For a new sampling problem, we suggest trying the Coordinate-Hit-and-Run-Rounded (CHRR) algorithm first, because it will work in most cases. This is because it is comparatively cheap per iteration and its performance is not overly sensitive to the step size, meaning you won’t have to worry in general, as it is simple to tune.
[1]:
import hopsy
import numpy as np
import matplotlib.pyplot as plt
[2]:
## Important note:
# Functionality within multiprocessing requires that the __main__ module be importable by the children. See https://docs.python.org/3/library/multiprocessing.html#using-a-pool-of-workers.

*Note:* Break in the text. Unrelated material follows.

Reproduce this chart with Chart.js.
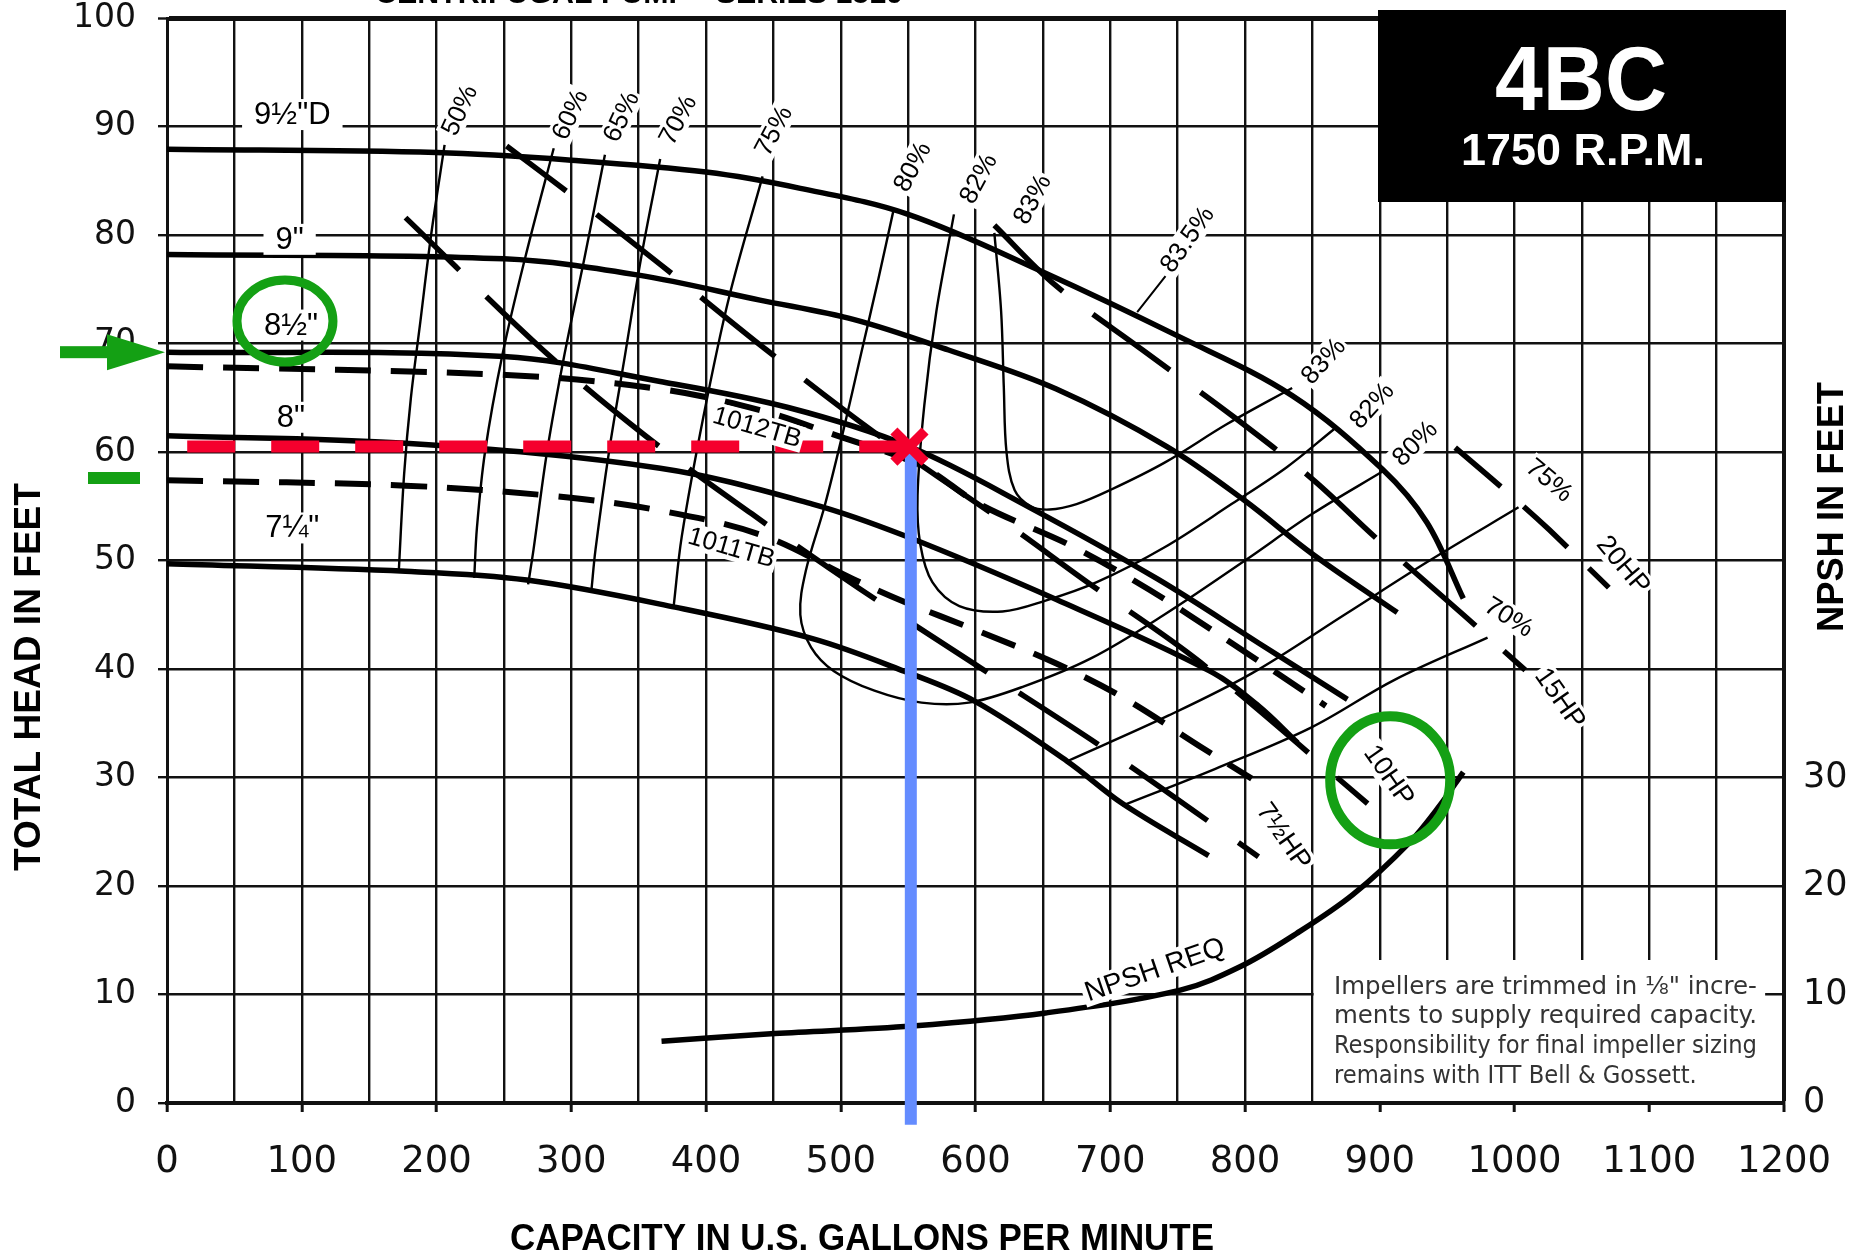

# Therefore, we have to define our custom model in a different file and import it
from custom_models import CustomModel
[3]:
# intializes model
model = CustomModel()
# Creates a problem object based on the inequality constraints Ax<b as determined by the model.
problem = hopsy.add_box_constraints(hopsy.Problem(model.A, model.b, model), -1e3, 1e3)
Set parameter Username
Academic license - for non-commercial use only - expires 2025-03-22
[4]:
print(problem.model)
<custom_models.CustomModel object at 0x73625ad74830>
[5]:
# preprocess problem for more efficient sampling with Hit&Run type algorithms
problem = hopsy.round(problem)
[6]:
# We suggest using the hopsy.GaussianCoordinateHitAndRunProposal, because it is computationally cheap and works well, when the influence of the polytope over the likelihood is strong
proposal = hopsy.GaussianCoordinateHitAndRunProposal
# If this proposal does not work well for your problem, you can try any of the other methods. Also feel free to contact us, as we are able to give more concrete advice for special cases.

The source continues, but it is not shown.